I forgot, there's also the Inventory of Canadian Digital Initiatives


EMI wants your IP address for accessing the Beachles


The producer of a mashup album that combined the Beach Boys' Pet Sounds and the Beatles' Sgt. Pepper's Lonely Hearts Club band has been threatened with a multi-million-dollar lawsuit by EMI, the Beatles' music publisher. EMI has also demanded that they turn over the IP addresses of the hundreds of thousands of people who downloaded the mash-ups, presumably so that EMI can sue them for dammages.

Forget file sharing, derrivative works are the real threat to the established players.



The World Intellectual Property Organization is drafting a broadcast treaty that would force signatory countries to ammend their IP laws to include webcasting rights for copyright holders and distributors.

The webcasting right will eliminate podcasters' ability to quote and re-use each others' work (even Copyright Collective-licensed works), and other video found on the net.

The major players can't have competition, now can they...



All over China, English Language translations have errors in them, especially swear words. Some people think it is because the phoenetics are used in translation, others think it is bad translation software, coded by someone with a sense of humor. I just love when technology can make people smile. Hell, AI can't do that yet.



Michael Geist, Canada's Copyright Knight in shining armour, indirectly helped unseat the MP who was supposed to speak for Canadians on Copyright reform in Canada. Sam, was financed by the entertainment industry and their lobby groups and had no interest in protecting consumers from the entertainment industry. If MPs can't protect us, who can? DVD Jon?

I guess the internet is going to become like cable tv without PVRs. You get what you pay for and nothing more, and can only access it from designated devices.

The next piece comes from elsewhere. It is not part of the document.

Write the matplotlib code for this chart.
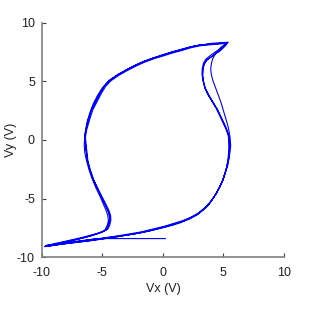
import numpy as np
import matplotlib
matplotlib.use("Agg")
import matplotlib.pyplot as plt

plt.rcParams['font.family'] = ['Liberation Sans', 'DejaVu Sans']
plt.rcParams['axes.unicode_minus'] = False

# start of the trace (transient)
start_x = [0.2, -2.0, -4.0, -5.5, -7.0, -8.5, -9.75]
start_y = [-8.42, -8.42, -8.42, -8.42, -8.65, -8.9, -9.1]

# loop 1 (inner right branch)
loop1_x = [-9.75, -8.0, -6.0, -4.0, -2.0, -1.0, 0.0, 0.8, 1.5, 2.2, 2.8, 3.3, 3.8, 4.2, 4.6, 4.95, 5.2,
           5.4, 5.5, 5.5, 5.45, 5.3, 5.1, 4.8, 4.5, 4.15, 3.8, 3.5, 3.35, 3.28, 3.3, 3.4, 3.6, 4.0,
           4.4, 4.75, 5.0, 5.2, 5.3, 4.7, 4.0, 3.0, 2.2, 1.5, 0.7, 0.0, -0.8, -1.6, -2.3, -3.0,
           -3.7, -4.4, -4.85, -5.2, -5.55, -5.9, -6.15, -6.35, -6.45, -6.4, -6.25, -6.05, -5.75,
           -5.4, -5.1, -4.8, -4.55, -4.42, -4.4, -4.5, -4.65, -5.1, -5.7, -6.5, -7.4, -8.5, -9.75]
loop1_y = [-9.1, -8.85, -8.6, -8.3, -7.95, -7.72, -7.45, -7.22, -7.0, -6.72, -6.4, -6.0, -5.5, -4.9, -4.2, -3.45, -2.6,
           -1.8, -1.0, -0.3, 0.3, 0.8, 1.3, 1.95, 2.6, 3.2, 3.8, 4.4, 5.0, 5.5, 6.0, 6.45, 6.8, 7.1,
           7.4, 7.65, 7.9, 8.1, 8.3, 8.25, 8.2, 8.1, 7.92, 7.7, 7.48, 7.25, 7.0, 6.7, 6.37, 6.0,
           5.6, 5.1, 4.6, 4.0, 3.3, 2.6, 1.8, 0.9, 0.3, -0.3, -1.7, -2.5, -3.4,
           -4.15, -4.85, -5.45, -6.0, -6.4, -6.8, -7.25, -7.65, -7.9, -8.1, -8.33, -8.55, -8.8, -9.1]

# loop 2 (outer right branch)
loop2_x = [-9.6, -7.5, -5.0, -2.5, -1.2, 0.0, 0.8, 1.5, 2.2, 2.9, 3.4, 3.9, 4.4, 4.8, 5.1, 5.35,
           5.5, 5.6, 5.55, 5.45, 5.35, 5.2, 5.0, 4.8, 4.55, 4.3, 4.12, 4.0, 3.95, 4.0, 4.1, 4.3,
           4.5, 4.8, 5.1, 5.4, 4.7, 4.0, 3.2, 2.5, 1.8, 1.0, 0.2, -0.5, -1.3, -2.0, -2.7, -3.3,
           -3.9, -4.5, -5.0, -5.4, -5.75, -6.0, -6.25, -6.4, -6.5, -6.45, -6.3, -6.1, -5.85,
           -5.55, -5.2, -4.95, -4.7, -4.55, -4.5, -4.6, -4.8, -5.3, -6.0, -6.8, -7.8, -8.7, -9.6]
loop2_y = [-9.05, -8.7, -8.4, -8.05, -7.8, -7.5, -7.28, -7.05, -6.72, -6.3, -5.85, -5.3, -4.6, -3.8, -3.0, -2.2,
           -1.35, -0.5, 0.2, 0.8, 1.3, 1.8, 2.5, 3.2, 3.9, 4.6, 5.1, 5.6, 6.05, 6.5, 6.9, 7.3,
           7.6, 7.9, 8.15, 8.35, 8.3, 8.25, 8.12, 8.0, 7.82, 7.6, 7.35, 7.1, 6.8, 6.5, 6.15, 5.8,
           5.42, 5.0, 4.45, 3.8, 3.1, 2.4, 1.6, 0.8, -0.4, -1.1, -1.8, -2.55, -3.3,
           -4.05, -4.8, -5.4, -6.0, -6.45, -6.9, -7.3, -7.7, -7.95, -8.2, -8.42, -8.65, -8.85, -9.05]

# loop 3 (inner branch, slightly shifted)
loop3_x = [-9.6, -7.8, -5.8, -3.8, -1.8, -0.8, 0.2, 0.9, 1.6, 2.3, 2.9, 3.4, 3.9, 4.3, 4.7, 5.0, 5.25,
           5.38, 5.45, 5.45, 5.4, 5.22, 5.0, 4.7, 4.4, 4.05, 3.7, 3.45, 3.3, 3.23, 3.25, 3.35, 3.55, 3.9,
           4.3, 4.65, 4.9, 5.1, 5.2, 4.7, 4.1, 3.1, 2.3, 1.6, 0.8, 0.1, -0.7, -1.5, -2.2, -2.9,
           -3.6, -4.3, -4.75, -5.1, -5.45, -5.8, -6.05, -6.3, -6.4, -6.35, -6.2, -6.0, -5.7,
           -5.35, -5.0, -4.7, -4.45, -4.32, -4.3, -4.4, -4.55, -4.95, -5.5, -6.3, -7.2, -8.3, -9.6]
loop3_y = [-9.0, -8.8, -8.5, -8.2, -7.85, -7.6, -7.35, -7.12, -6.9, -6.6, -6.25, -5.85, -5.35, -4.75, -4.0, -3.25, -2.4,
           -1.6, -0.8, -0.2, 0.4, 0.9, 1.4, 2.05, 2.7, 3.3, 3.9, 4.5, 5.1, 5.6, 6.1, 6.55, 6.9, 7.2,
           7.5, 7.72, 7.95, 8.12, 8.25, 8.2, 8.15, 8.05, 7.87, 7.65, 7.43, 7.2, 6.95, 6.65, 6.32, 5.95,
           5.55, 5.05, 4.55, 3.95, 3.25, 2.55, 1.75, 0.85, 0.25, -0.35, -1.75, -2.55, -3.45,
           -4.2, -4.9, -5.5, -6.05, -6.45, -6.85, -7.3, -7.6, -7.82, -8.0, -8.22, -8.45, -8.7, -9.0]

vx = start_x + loop1_x + loop2_x + loop3_x + loop1_x
vy = start_y + loop1_y + loop2_y + loop3_y + loop1_y

fig = plt.figure(figsize=(3.10, 3.09), dpi=100)
ax = fig.add_axes([0.135, 0.168, 0.781, 0.758])

ax.plot(vx, vy, color='#0000ff', lw=0.8)

ax.set_xlim(-10, 10)
ax.set_ylim(-10, 10)
ax.set_xticks([-10, -5, 0, 5, 10])
ax.set_yticks([-10, -5, 0, 5, 10])
ax.set_xlabel('Vx (V)', fontsize=9, labelpad=3, color='#202020')
ax.set_ylabel('Vy (V)', fontsize=9, labelpad=0, color='#202020')

for s in ['top', 'right']:
    ax.spines[s].set_visible(False)
for s in ['left', 'bottom']:
    ax.spines[s].set_color('#808080')
    ax.spines[s].set_linewidth(1.2)
ax.tick_params(direction='in', length=3, color='#404040', labelsize=9, labelcolor='#202020')
ax.tick_params(axis='x', pad=7)
ax.tick_params(axis='y', pad=5)

fig.savefig('out.png', dpi=100)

Don't forget the spam and ads, just because you pay does not mean you get a great experience. Oh yeah, just like they pump in ads at movies now for 40 minutes before the movie starts. You pay 15 dollars plus food, and have to watch ads, and they wonder why people are downloading...



300 potential offenders at a Bloomington elementary school were rounded up so they could be "educated" about the legality of file downloading. They were told not to take other people's stuff. This has been happening all over the globe. "Just say yes to licensing".

I agree, if pricing was reasonable, if derrivative works were permitted. We've been cutting and pasting with pop culture for decades (in schools), just beacuse it is digital does not mean the practice should be banned. Digital distribution lowers marketing costs, yet they continue to spiral out of control, often adding up to 50% of the cost of making a film and distributing it. I for one don't want all my dollars going into marketing most people tune out anyways.

We don't have a piracy problem, we have a pricing problem. Eventually we'll get equilibrium again, until then the silly business will continue. The emergence of web content changed the equation, the business models of the entertainment industry have to adapt, they don't have a monopoly anymore. They cannot charge monopoly prices. Should we get it for free? No. But I should be able to build my own music playlists online, for say 10$ a month. $15 for a CD with tracks I don't want - NO! $1 for a download I cannot access where-ever I am - Nope!


New Entertainment Content DRM


Amazon.com's DRM for downloads suggests where we are headed:

"The goods you buy from them don't belong to you, they can take them away from you at any time, or change the deal you get from them without any appeal by you."

I'm guessing it is along the lines of, the DRM software calls home often, snoops around your hard-drive for upapproved software and patches, if it does not like what it sees, it disables your access to the content you rented from them.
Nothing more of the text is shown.